• _Data to use_:
|---|

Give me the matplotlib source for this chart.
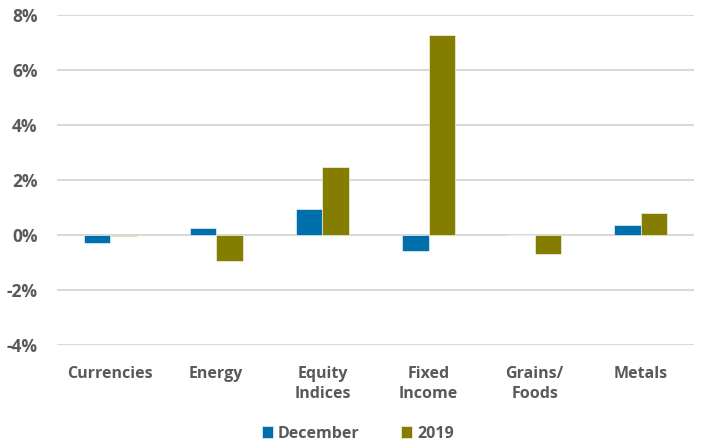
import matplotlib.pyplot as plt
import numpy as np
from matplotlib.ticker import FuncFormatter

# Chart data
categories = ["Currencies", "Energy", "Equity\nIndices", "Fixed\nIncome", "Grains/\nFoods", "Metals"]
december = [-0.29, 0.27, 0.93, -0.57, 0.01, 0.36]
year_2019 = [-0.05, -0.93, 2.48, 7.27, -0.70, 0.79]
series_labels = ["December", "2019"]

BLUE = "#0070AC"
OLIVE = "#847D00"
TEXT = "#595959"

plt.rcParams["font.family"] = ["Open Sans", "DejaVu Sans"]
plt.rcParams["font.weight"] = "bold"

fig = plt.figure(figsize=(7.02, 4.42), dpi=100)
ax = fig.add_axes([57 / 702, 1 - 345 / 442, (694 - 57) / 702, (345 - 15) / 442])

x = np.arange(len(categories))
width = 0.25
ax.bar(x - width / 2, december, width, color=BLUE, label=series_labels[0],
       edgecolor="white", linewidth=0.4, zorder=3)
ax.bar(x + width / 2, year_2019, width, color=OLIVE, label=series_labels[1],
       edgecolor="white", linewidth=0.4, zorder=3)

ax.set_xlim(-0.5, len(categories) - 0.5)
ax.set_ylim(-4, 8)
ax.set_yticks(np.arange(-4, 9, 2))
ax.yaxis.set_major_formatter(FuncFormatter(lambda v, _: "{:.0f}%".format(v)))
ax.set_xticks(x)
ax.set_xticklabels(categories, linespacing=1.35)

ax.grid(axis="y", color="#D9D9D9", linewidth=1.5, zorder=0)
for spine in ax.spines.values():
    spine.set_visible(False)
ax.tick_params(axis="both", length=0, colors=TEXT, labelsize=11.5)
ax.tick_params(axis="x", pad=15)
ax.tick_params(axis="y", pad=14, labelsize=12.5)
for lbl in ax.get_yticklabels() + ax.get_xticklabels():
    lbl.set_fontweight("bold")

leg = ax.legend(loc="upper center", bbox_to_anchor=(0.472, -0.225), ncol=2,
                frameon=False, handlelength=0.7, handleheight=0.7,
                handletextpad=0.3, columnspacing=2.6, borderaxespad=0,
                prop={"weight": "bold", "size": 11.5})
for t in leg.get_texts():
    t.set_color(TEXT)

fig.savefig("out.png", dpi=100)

|---|

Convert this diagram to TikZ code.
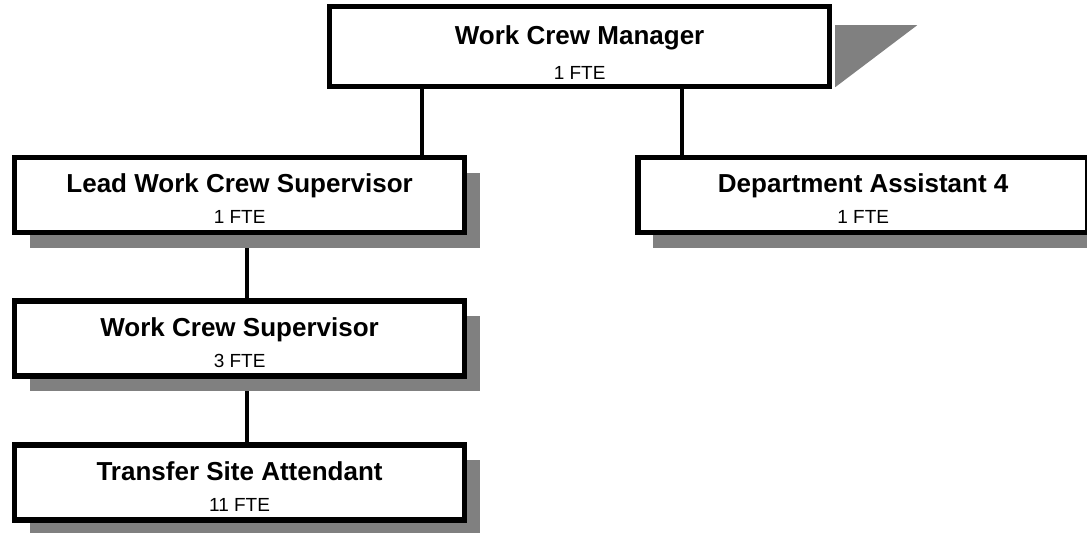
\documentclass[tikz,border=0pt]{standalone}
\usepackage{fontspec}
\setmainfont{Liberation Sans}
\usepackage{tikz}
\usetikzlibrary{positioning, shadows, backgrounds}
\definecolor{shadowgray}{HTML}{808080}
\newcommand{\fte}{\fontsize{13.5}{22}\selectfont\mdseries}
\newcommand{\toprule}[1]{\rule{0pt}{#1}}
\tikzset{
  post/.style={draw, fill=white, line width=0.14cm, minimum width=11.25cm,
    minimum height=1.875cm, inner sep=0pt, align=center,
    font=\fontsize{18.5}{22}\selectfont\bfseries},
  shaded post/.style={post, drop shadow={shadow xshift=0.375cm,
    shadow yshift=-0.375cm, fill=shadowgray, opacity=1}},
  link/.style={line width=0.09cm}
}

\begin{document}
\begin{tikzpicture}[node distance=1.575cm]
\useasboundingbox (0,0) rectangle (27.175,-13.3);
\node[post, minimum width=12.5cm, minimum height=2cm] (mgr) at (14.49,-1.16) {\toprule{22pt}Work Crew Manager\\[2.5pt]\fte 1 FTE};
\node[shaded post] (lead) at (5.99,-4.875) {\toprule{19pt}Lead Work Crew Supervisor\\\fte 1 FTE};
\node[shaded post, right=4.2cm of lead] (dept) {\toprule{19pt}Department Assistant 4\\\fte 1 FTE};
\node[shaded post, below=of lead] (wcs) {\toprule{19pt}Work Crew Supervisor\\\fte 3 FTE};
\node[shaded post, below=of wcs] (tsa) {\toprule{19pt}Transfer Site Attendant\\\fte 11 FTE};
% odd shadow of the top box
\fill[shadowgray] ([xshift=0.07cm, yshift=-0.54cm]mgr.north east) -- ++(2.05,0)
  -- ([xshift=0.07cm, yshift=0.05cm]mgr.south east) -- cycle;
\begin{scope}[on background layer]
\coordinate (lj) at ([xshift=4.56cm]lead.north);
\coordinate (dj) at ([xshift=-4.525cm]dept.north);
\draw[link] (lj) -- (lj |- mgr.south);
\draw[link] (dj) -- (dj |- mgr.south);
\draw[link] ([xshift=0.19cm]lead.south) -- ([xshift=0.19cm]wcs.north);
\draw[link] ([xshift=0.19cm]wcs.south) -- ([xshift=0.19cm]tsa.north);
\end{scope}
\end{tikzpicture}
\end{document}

|---|

• _Task instructions_: Find the string "matplotlib" in the listing and return every line that holds it.

• _Task response_:
Give me the matplotlib source for this chart.
import matplotlib.pyplot as plt
from matplotlib.ticker import FuncFormatter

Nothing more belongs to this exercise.